A Different Kind of Instrument
Music Mouse is an instrument that responds in real time to your cursor movements. Created by Laurie Spiegel in the 1980s, Music Mouse translates physical gestures into harmonically structured music. It’s not generative, and it’s not AI. Every note you hear is directly tied to the movement of your cursor and the musical rules you choose.
If you’re new to Music Mouse, here are some tips to get you started.

Let the Cursor Lead the Way
At the center of Music Mouse is the X–Y grid – a piano roll-style performance grid. The four colored lines you see are called the Polyphonic Cursor. These represent four voices.
To activate or deactivate the instrument, press the space bar. Once the translucent lines become solid, you’re live.
Now move the cursor.
As you move, the voices follow your motion. Notes play at regular time intervals, so both pitch and rhythm are quantized automatically.
Move quickly to play a rapid flurry of notes.
Move slowly to shape chords and phrases with intention.
Quick Tip: Click and hold while dragging to reposition the cursor silently. Releasing the mouse will trigger the selected notes instantly.

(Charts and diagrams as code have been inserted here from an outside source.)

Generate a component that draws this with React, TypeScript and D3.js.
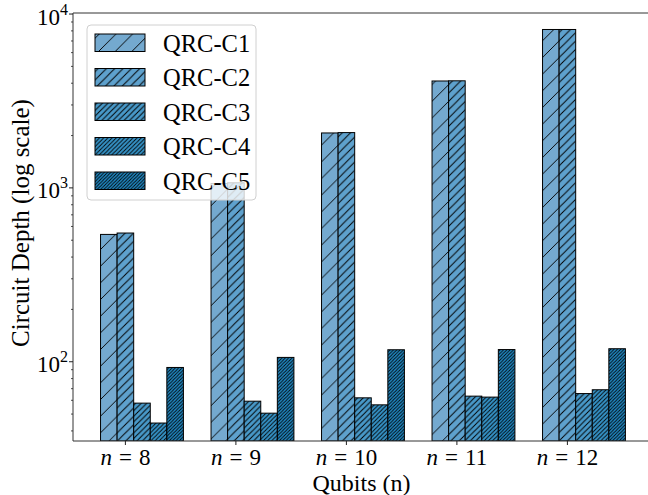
import React from "react";
import * as d3 from "d3";

const groups = ["8", "9", "10", "11", "12"];
const seriesNames = ["QRC-C1", "QRC-C2", "QRC-C3", "QRC-C4", "QRC-C5"];
const c1 = [540, 1060, 2070, 4120, 8150];
const c2 = [550, 1070, 2080, 4130, 8150];
const c3 = [57.8, 59.3, 62, 63.4, 65.6];
const c4 = [44.4, 50.6, 56.5, 62.6, 69];
const c5 = [92.7, 105.9, 117.2, 117.5, 118.8];
const seriesValues = [c1, c2, c3, c4, c5];
const colors = ["#74a9cf", "#5ea1cd", "#4899c9", "#3592c6", "#2189c4"];
const hatchCounts = [1, 2, 3, 4, 5];
const majorTicks = [100, 1000, 10000];

const W = 648;
const H = 495;
const FONT = "'Liberation Serif', 'DejaVu Serif', serif";

export default function App() {
  const x = d3.scaleLinear().domain([0, 4]).range([125.4, 567.4]);
  const y = d3.scaleLog().domain([35, Math.pow(10, 4.006)]).range([441, 13]);
  const barW = 0.15;
  const pxW = x(barW) - x(0);
  const [y0, y1] = y.domain();
  const minor: number[] = [];
  for (let e = 1; e <= 4; e++) {
    for (let k = 2; k <= 9; k++) {
      const v = k * Math.pow(10, e);
      if (v >= y0 && v <= y1) minor.push(v);
    }
  }
  const axL = 73;
  const axR = 650;
  const axT = 13;
  const axB = 441;

  return (
    <svg
      width={W}
      height={H}
      style={{ position: "absolute", left: 0, top: 0, background: "#fff" }}
      fontFamily={FONT}
    >
      <defs>
        {hatchCounts.map((c, i) => {
          const s = 100 / (6 * c);
          return (
            <pattern
              key={i}
              id={`h${i}`}
              patternUnits="userSpaceOnUse"
              width={s}
              height={s}
            >
              <rect width={s} height={s} fill={colors[i]} />
              <path
                d={`M-1,1 l2,-2 M0,${s} l${s},${-s} M${s - 1},${s + 1} l2,-2`}
                stroke="#000"
                strokeWidth={c >= 4 ? 0.85 : 0.95}
                strokeLinecap="square"
              />
            </pattern>
          );
        })}
        <clipPath id="ax">
          <rect x={axL} y={axT} width={axR - axL} height={axB - axT} />
        </clipPath>
      </defs>

      <g clipPath="url(#ax)">
        {seriesValues.map((vals, si) =>
          vals.map((v, gi) => {
            const left = x(gi + (si - 1.5) * barW);
            const top = y(v);
            return (
              <rect
                key={`${si}-${gi}`}
                x={left}
                y={top}
                width={pxW}
                height={axB - top}
                fill={`url(#h${si})`}
                stroke="#000"
                strokeWidth={1}
              />
            );
          })
        )}
      </g>

      {/* spines */}
      <line x1={axL} x2={axL} y1={axT} y2={axB} stroke="#333" strokeWidth={1} />
      <line x1={axL} x2={axR} y1={axB} y2={axB} stroke="#333" strokeWidth={1} />
      <line x1={axL} x2={axR} y1={axT} y2={axT} stroke="#333" strokeWidth={1} />

      {/* y ticks */}
      {majorTicks.map((t) => (
        <g key={t}>
          <line x1={axL - 4} x2={axL} y1={y(t)} y2={y(t)} stroke="#222" strokeWidth={1} />
          <text x={axL - 5} y={y(t) + 10.5} textAnchor="end" fontSize={23} fill="#000">
            10
            <tspan dy={-10} fontSize={16}>
              {Math.round(Math.log10(t))}
            </tspan>
          </text>
        </g>
      ))}
      {minor.map((t) => (
        <line key={t} x1={axL - 2} x2={axL} y1={y(t)} y2={y(t)} stroke="#222" strokeWidth={0.8} />
      ))}

      {/* x ticks */}
      {groups.map((g, i) => (
        <g key={g}>
          <line x1={x(i)} x2={x(i)} y1={axB} y2={axB + 4} stroke="#222" strokeWidth={1} />
          <text x={x(i)} y={465} textAnchor="middle" fontSize={23} fill="#000">
            <tspan fontStyle="italic">n</tspan>
            <tspan dx={7}>=</tspan>
            <tspan dx={7}>{g}</tspan>
          </text>
        </g>
      ))}

      {/* axis labels */}
      <text x={361.5} y={491} textAnchor="middle" fontSize={24} fill="#000">
        Qubits (n)
      </text>
      <text
        transform={`translate(29,${(axT + axB) / 2 - 4}) rotate(-90)`}
        textAnchor="middle"
        fontSize={25}
        fill="#000"
      >
        Circuit Depth (log scale)
      </text>

      {/* legend */}
      <rect x={87} y={25} width={169} height={175} rx={4} fill="#fff" fillOpacity={0.8} stroke="#d0d0d0" strokeWidth={1} />
      {seriesNames.map((name, i) => {
        const ty = 34 + i * 34.5;
        return (
          <g key={name}>
            <rect x={95} y={ty} width={50} height={17.5} fill={`url(#h${i})`} stroke="#000" strokeWidth={1} />
            <text x={163} y={ty + 17.5} fontSize={24.5} fill="#000">
              {name}
            </text>
          </g>
        );
      })}
    </svg>
  );
}
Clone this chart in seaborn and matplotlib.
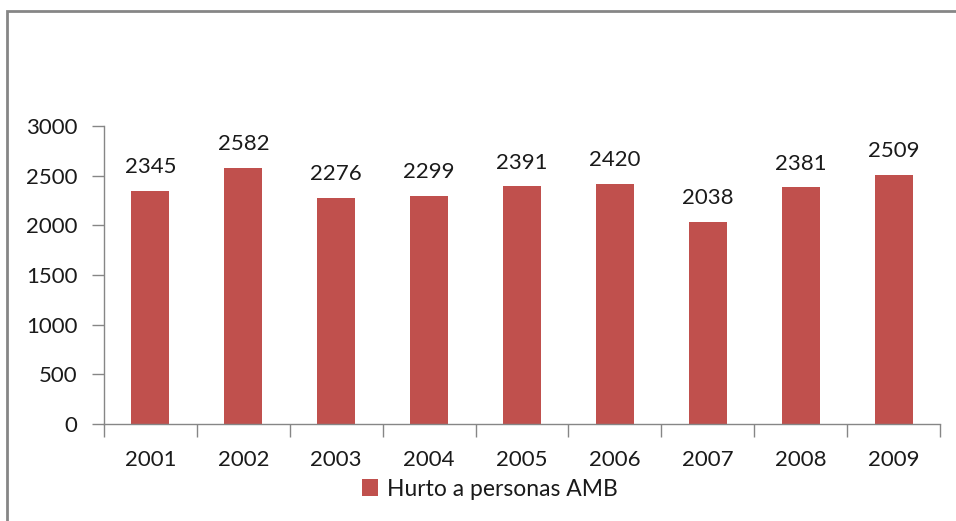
import matplotlib
matplotlib.use("Agg")
import matplotlib.pyplot as plt
import seaborn as sns
import pandas as pd
from matplotlib.patches import Rectangle, Patch

years = ["2001", "2002", "2003", "2004", "2005", "2006", "2007", "2008", "2009"]
values = [2345, 2582, 2276, 2299, 2391, 2420, 2038, 2381, 2509]
series_name = "Hurto a personas AMB"
yticks = [0, 500, 1000, 1500, 2000, 2500, 3000]

sns.set_theme(style="white")
plt.rcParams["font.family"] = ["Lato", "DejaVu Sans"]

W, H = 956, 521
fig = plt.figure(figsize=(W / 100, H / 100), dpi=100)
fig.patch.set_facecolor("white")

# outer chart frame (extends past right/bottom edges)
fig.patches.append(Rectangle((7 / W, -0.1), 1.2, (H - 11) / H + 0.1,
                             transform=fig.transFigure, fill=False,
                             edgecolor="#868686", linewidth=2))

left, right, top, bottom = 104, 940, 126, 424
ax = fig.add_axes([left / W, 1 - bottom / H, (right - left) / W, (bottom - top) / H])

df = pd.DataFrame({"year": years, "value": values})
color = "#C0504D"
sns.barplot(data=df, x="year", y="value", color=color, width=0.41,
            saturation=1, ax=ax, edgecolor="none")

fs = 16
txt = "#1a1a1a"
ax.set_ylim(0, 3000)
ax.set_xlim(-0.5, len(years) - 0.5)
ax.set_yticks(yticks)
ax.set_yticklabels([str(t) for t in yticks], fontsize=fs, color=txt)
ax.set_xlabel("")
ax.set_ylabel("")

for s in ["top", "right"]:
    ax.spines[s].set_visible(False)
for s in ["left", "bottom"]:
    ax.spines[s].set_color("#868686")
    ax.spines[s].set_linewidth(1)

ax.tick_params(axis="y", which="major", direction="out", length=9, width=1,
               color="#868686", pad=10, left=True)
# x ticks at category boundaries, labels centered
ax.set_xticks([i - 0.5 for i in range(len(years) + 1)])
ax.set_xticklabels([""] * (len(years) + 1))
ax.set_xticks(range(len(years)), minor=True)
ax.set_xticklabels(years, minor=True, fontsize=fs, color=txt)
ax.tick_params(axis="x", which="major", direction="out", length=9, width=1,
               color="#868686", bottom=True)
ax.tick_params(axis="x", which="minor", length=0, pad=19)

for i, v in enumerate(values):
    ax.annotate(str(v), (i, v), xytext=(0, 10), textcoords="offset points",
                ha="center", va="bottom", fontsize=fs, color=txt)

handle = Patch(facecolor=color, edgecolor="none")
fig.legend([handle], [series_name], loc="center", bbox_to_anchor=(490 / W, 1 - 489 / H),
           frameon=False, fontsize=16.5, handlelength=0.7, handleheight=0.7,
           handletextpad=0.4, labelcolor=txt, borderpad=0)

fig.savefig("out.png", dpi=100, facecolor="white")
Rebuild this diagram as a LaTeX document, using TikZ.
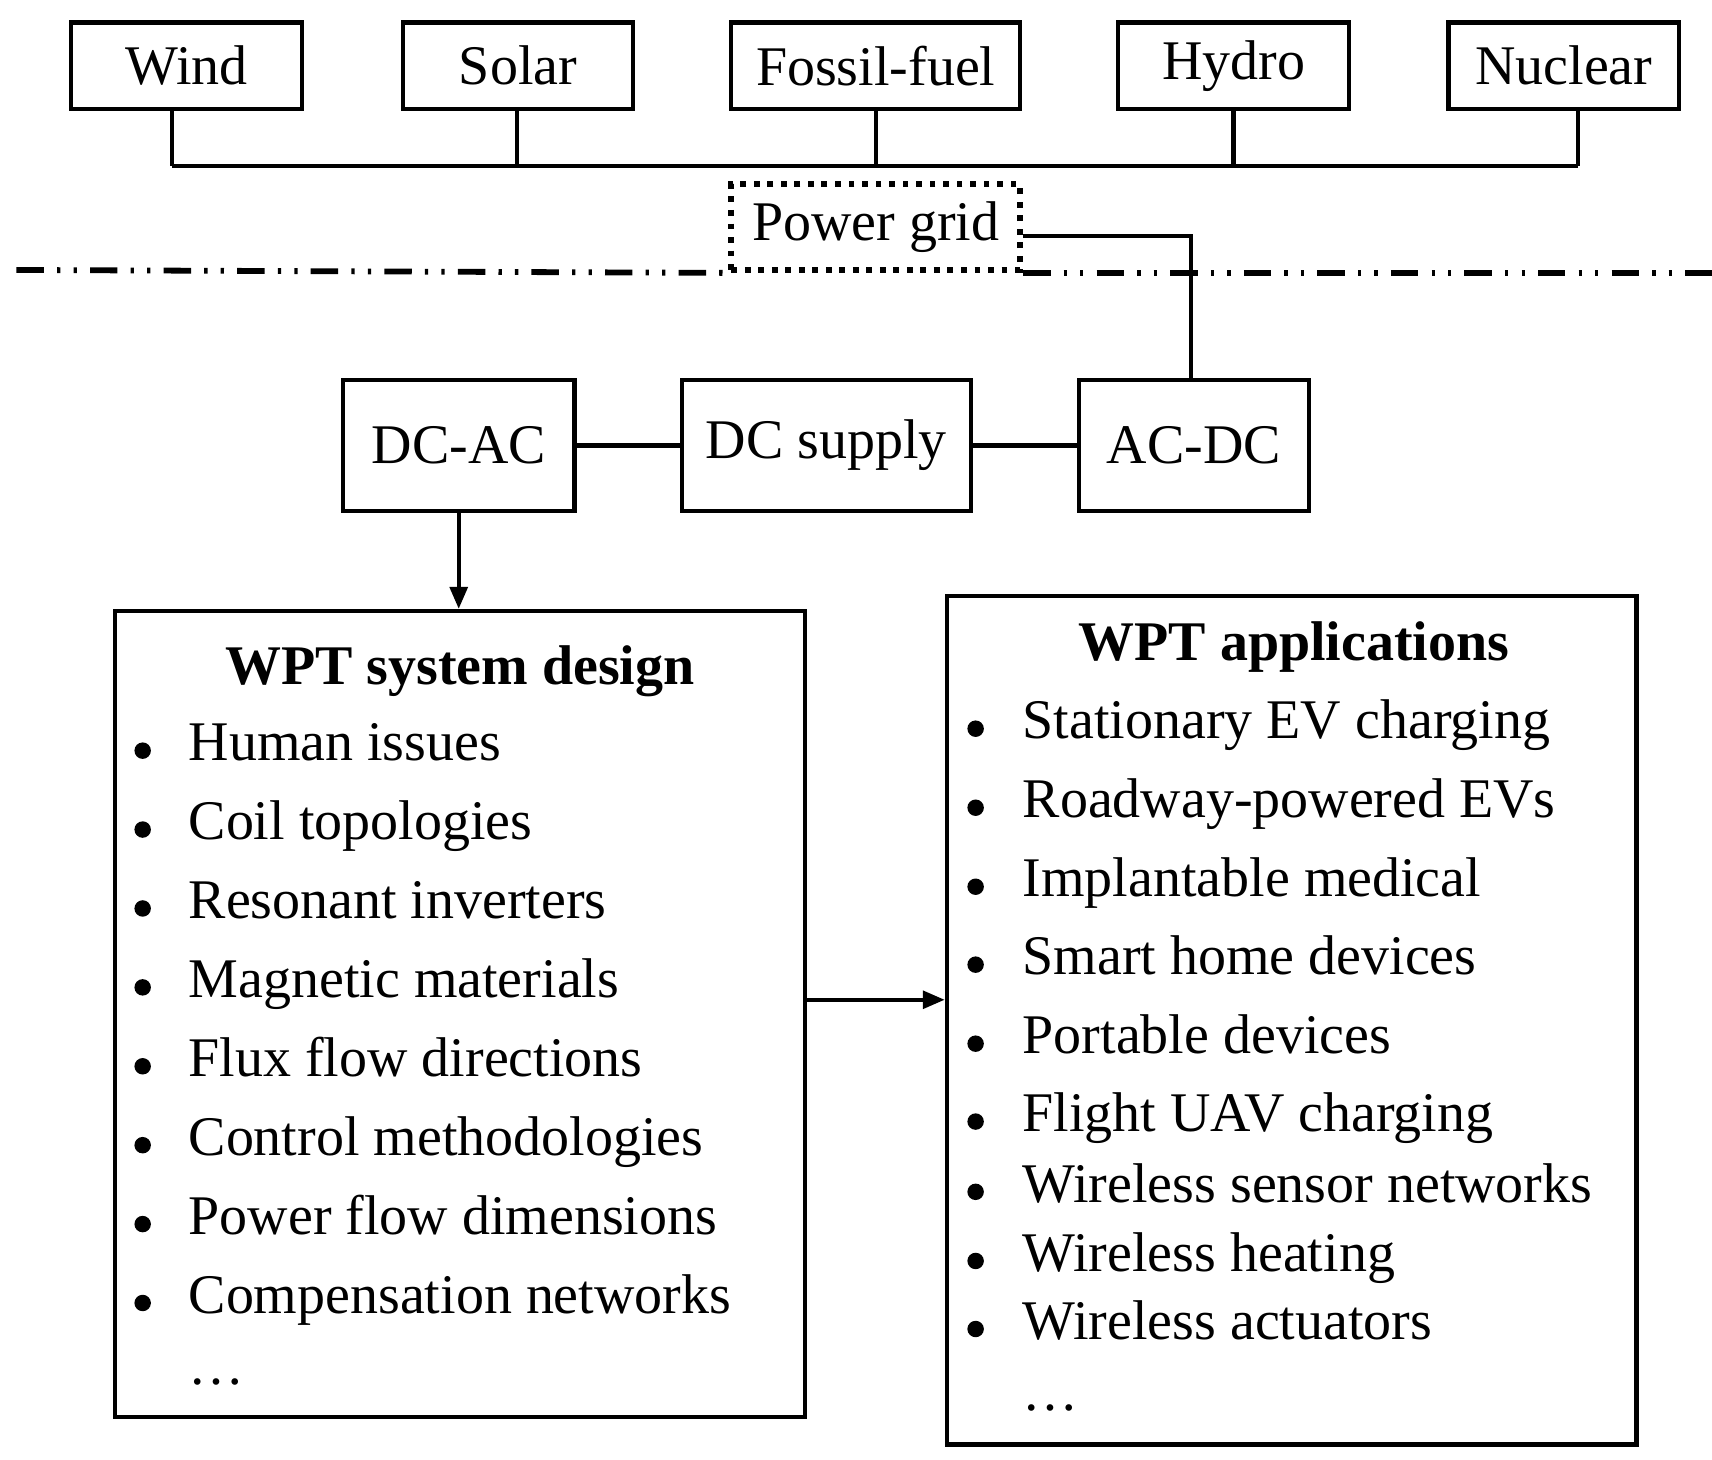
\documentclass[tikz,border=0pt]{standalone}
\usepackage{fontspec}
\setmainfont{Liberation Serif}
\usetikzlibrary{arrows.meta}
\begin{document}
\begin{tikzpicture}[x=0.01cm,y=-0.01cm,line width=1.1pt,
 box/.style={draw,minimum height=0.79cm,inner sep=0pt,font=\fontsize{14.5}{17}\selectfont},
 item/.style={anchor=west,inner sep=0pt,text height=1.6ex,text depth=0.45ex,font=\fontsize{14.5}{17}\selectfont},
 bul/.style={circle,fill,inner sep=0pt,minimum size=0.15cm},
 arr/.style={-{Triangle[length=0.2cm,width=0.16cm]}}]
\useasboundingbox (0,0) rectangle (1560,1330);
\node[box,minimum width=2.1cm] (wind) at (170,60) {Wind};
\node[box,minimum width=2.1cm] (solar) at (472,60) {Solar};
\node[box,minimum width=2.63cm] (fossil) at (798,60) {Fossil-fuel};
\node[box,minimum width=2.1cm] (hydro) at (1124,60) {Hydro};
\node[box,minimum width=2.1cm] (nuclear) at (1425,60) {Nuclear};
\coordinate (b1) at (157,151);
\coordinate (b5) at (1438,151);
\draw (b1) -- (b5);
\draw (wind.south -| b1) -- (b1);
\draw (solar.south -| 471,0) -- (471,151);
\draw (fossil.south) -- (fossil.south |- b1);
\draw (hydro.south) -- (hydro.south |- b1);
\draw (nuclear.south -| b5) -- (b5);
\node[box,dotted,line width=1.5pt,minimum width=2.63cm,minimum height=0.78cm] (grid) at (798,207) {Power grid};
\coordinate (l0) at (15,246);
\coordinate (r1) at (1560,249);
\draw[dash pattern=on 0.25cm off 0.12cm on 0.03cm off 0.12cm on 0.03cm off 0.12cm,line width=1.5pt] (l0) -- (grid.south west);
\draw[dash pattern=on 0.25cm off 0.12cm on 0.03cm off 0.12cm on 0.03cm off 0.12cm,line width=1.5pt] (grid.south east |- r1) -- (r1);
\node[box,minimum width=2.11cm,minimum height=1.19cm] (dcac) at (418,406) {DC-AC};
\node[box,minimum width=2.63cm,minimum height=1.19cm] (dcs) at (753,406) {DC supply};
\node[box,minimum width=2.09cm,minimum height=1.19cm] (acdc) at (1088,406) {AC-DC};
\coordinate (k) at (1085,215);
\draw (grid.east |- k) -- (k) -- (k |- acdc.north);
\draw (dcac) -- (dcs);
\draw (dcs) -- (acdc);
\node[draw,minimum width=6.28cm,minimum height=7.34cm] (left) at (419,924) {};
\node[draw,minimum width=6.28cm,minimum height=7.73cm] (right) at (1177,929.5) {};
\draw[arr] (dcac.south) -- (dcac.south |- left.north);
\coordinate (a0) at (733,911);
\draw[arr] (a0) -- (a0 -| right.west);
\node[font=\fontsize{14.5}{17}\selectfont\bfseries] (lt) at (419,612) {WPT system design};
\foreach \t [count=\i] in {Human issues,Coil topologies,Resonant inverters,Magnetic materials,Flux flow directions,Control methodologies,Power flow dimensions,Compensation networks}{
 \pgfmathsetmacro\yy{684+71.9*(\i-1)}
 \node[bul] (lb\i) at (130,\yy) {};
 \node[item] (li\i) at (170,\yy) {\t};
}
\node[item] (ld) at (170,1252) {\dots};
\node[font=\fontsize{14.5}{17}\selectfont\bfseries] (rt) at (1179,590) {WPT applications};
\foreach \t/\yy [count=\i] in {Stationary EV charging/664,Roadway-powered EVs/736,Implantable medical/808,Smart home devices/879,Portable devices/951,Flight UAV charging/1022,Wireless sensor networks/1086,Wireless heating/1149,Wireless actuators/1211}{
 \node[bul] (rb\i) at (889,\yy) {};
 \node[item] (ri\i) at (930,\yy) {\t};
}
\node[item] (rd) at (930,1276) {\dots};
\end{tikzpicture}
\end{document}
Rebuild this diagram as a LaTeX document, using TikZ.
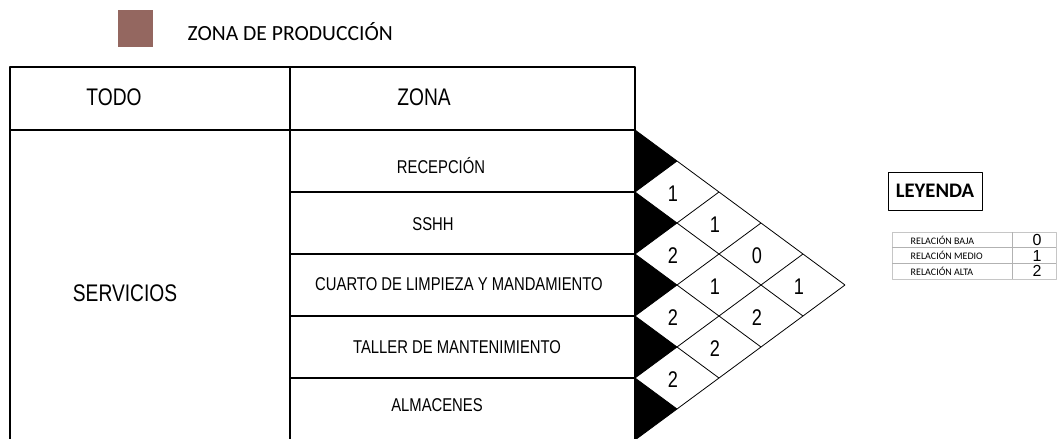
\documentclass[tikz,border=0pt]{standalone}
\usepackage{fontspec}
\setmainfont{Liberation Sans}
\newfontfamily\narrowsans[FakeStretch=0.8]{Liberation Sans}
\newfontfamily\calibsans{Carlito}
\definecolor{prodzone}{RGB}{148,103,96}
\tikzset{
  tabla/.style={line width=1.1pt},
  rombo/.style={line width=.6pt},
  cabecera/.style={font=\narrowsans\fontsize{18}{20}\selectfont},
  zona/.style={font=\narrowsans\fontsize{13.9}{15}\selectfont},
  valor/.style={font=\narrowsans\fontsize{17}{18}\selectfont},
  relacion/.style={font=\calibsans\fontsize{7.5}{8}\selectfont, anchor=west},
  nivel/.style={font=\fontsize{12}{13}\selectfont},
}
\begin{document}
\begin{tikzpicture}[x=.75pt,y=-.75pt, line join=round]
  \useasboundingbox (0,0) rectangle (1058,439);
  % zona de produccion
  \fill[prodzone] (118,10) rectangle (153,47);
  \node[font=\calibsans\fontsize{16.2}{18}\selectfont, anchor=west] (prod) at (183,32) {ZONA DE PRODUCCIÓN};
  % tabla
  \draw[tabla] (10,439) |- (635,67) -- (635,439);
  \draw[tabla] (10,130) -- (635,130);
  \draw[tabla] (290,67) -- (290,439);
  \foreach \y in {192,254,316,378}
    \draw[tabla] (290,\y) -- (635,\y);
  \node[cabecera] (todo) at (114,97) {TODO};
  \node[cabecera] (zona) at (424,97) {ZONA};
  \node[cabecera] (serv) at (125,293) {SERVICIOS};
  \node[zona] (recep) at (441,166) {RECEPCIÓN};
  \node[zona] (sshh) at (433,224) {SSHH};
  \node[zona] (cuarto) at (459,284) {CUARTO DE LIMPIEZA Y MANDAMIENTO};
  \node[zona] (taller) at (457,347) {TALLER DE MANTENIMIENTO};
  \node[zona] (almac) at (437,405) {ALMACENES};
  % matriz de relaciones
  \foreach \i in {1,...,5}
    \fill (635,{68+62*\i}) -- (677,{99+62*\i}) -- (635,{130+62*\i}) -- cycle;
  \foreach \k in {0,...,4}
    \draw[rombo] (635,{130+62*\k}) -- ++({42*(5-\k)},{31*(5-\k)});
  \foreach \k in {1,...,5}
    \draw[rombo] (635,{130+62*\k}) -- ++({42*\k},{-31*\k});
  \foreach \i/\j/\v in {1/2/1,2/3/2,3/4/2,4/5/2,1/3/1,2/4/1,3/5/2,1/4/0,2/5/2,1/5/1}
    \node[valor] (r\i\j) at ({631+42*(\j-\i)},{101+31*(\i+\j)}) {\v};
  % leyenda
  \node[draw, line width=.6pt, minimum width=70.5pt, minimum height=28.5pt,
    font=\calibsans\bfseries\fontsize{15.5}{17}\selectfont] (leyenda) at (935,191) {LEYENDA};
  \draw[gray!45, line width=.5pt] (892,232) rectangle (1056,279);
  \draw[gray!60, line width=.5pt] (892,247.7) -- (1056,247.7) (892,263.3) -- (1056,263.3)
    (1012,232) -- (1012,279);
  \node[relacion] (baja) at (906,240) {RELACIÓN BAJA};
  \node[relacion] (medio) at (906,255.5) {RELACIÓN MEDIO};
  \node[relacion] (alta) at (906,271) {RELACIÓN ALTA};
  \node[nivel] (n0) at (1037,240) {0};
  \node[nivel] (n1) at (1037,255.5) {1};
  \node[nivel] (n2) at (1037,271) {2};
\end{tikzpicture}
\end{document}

Music Mouse Keyboard Map (Mac)
Download Map for Mac or Windows
Key in the Musical Rules
Once you’re comfortable moving the cursor, it’s time to set the logic that governs Music Mouse.
On the Parameter Panel (controlled by your keyboard), you’ll find the Harmony section. Music Mouse includes six harmonic modes: Chromatic, Octatonic, Middle Eastern, Diatonic, Pentatonic, and Quartal, each of which determines the scale in which the pitches are quantized on the X-Y grid.
You can then use Transposition to change key in half-steps in either direction. Press “C” anytime to reset.
For more dramatic shifts, use Interval to control how far each transposition command jumps. This allows structured key changes inside a performance – ideal for evolving compositions.
The Treatment section controls how notes are articulated and has a large impact on the sorts of sounds you get out of Mousey:
- Chord – All notes play at once
- Arpeggio – Notes quickly play within one beat
- Line – One note plays per beat
- Improv – One note per beat in randomized order (This is actually the only randomized parameter in Music Mouse!)
In short: you set the logic with your keyboard. Music Mouse applies it to your movements.

Sensing a Pattern?
Press A to activate Pattern mode.
Patterns superimpose interval sequences over your current notes. The Polyphonic Cursor begins moving automatically, generating repeating structures based on your input. Use the number keys (1–0) to select different patterns.
Move your mouse while a pattern is playing, and you’ll hear the entire structure shift around your gesture.
The Motion parameter determines how voices move in relation to one other:
- Parallel: Voices move in the same direction.
- Contrary: Voices move in opposite directions.
This single switch can dramatically change the sound of a phrase.
You can also adjust Symmetry, which determines whether pattern changes move in parallel or contrary motion – similar to Motion but applied to sequence behavior.
Patterns turn Music Mouse into a flexible compositional engine that you guide to your musical destination.
Sound Mode vs. MIDI Mode
Music Mouse has two output modes: Sound and MIDI.
In Sound Mode, Music Mouse controls a built-in FM synthesizer. There are 32 preset sounds from Laurie’s library of classic DX7 and TX7 patches.
You can also adjust the Velocity (how hard notes are played), Pitch Mod, Filter, and Tremolo.
Sound Mode is immediate. Simply launch the program and start creating.
Switch to MIDI Mode in Preferences if you want Music Mouse to control external instruments or sync to a DAW.
Enable Clock Sync, then route the “Music Mouse” MIDI port inside Ableton Live, Logic Pro, or your DAW of choice. Once connected, Music Mouse becomes the compositional brain while your DAW handles sound design and production.
Capture MIDI phrases.
Link to your DAW session.
Take control of your hardware.
Advanced Performance Tips
A few small features go a long way:
- Articulation determines how Music Mouse plays back: Staccato plays sixteenth notes, Half Legato plays quarter notes, and Legato holds notes indefinitely until a new note is played.
- Mute and unmute individual voices with keys 1-4 on the number pad. Return toggles all voices back on.
- When Group is enabled, all voices will play when at least one voice has changed notes, otherwise each voice is triggered individually.
- Hold Option while changing settings to make silent adjustments.
- Set two separate Tempos and switch between BPM settings instantly.
- Hide the parameter panel for a streamlined performance layout.
As you get comfortable, the keyboard becomes an extension of the instrument.
Conclusion
Music Mouse rewards exploration. Every phrase reflects your movement, your timing, your decisions. The structure is intelligent, but the expression is left up to you!
Music Mouse is a standalone app available now for macOS and Windows.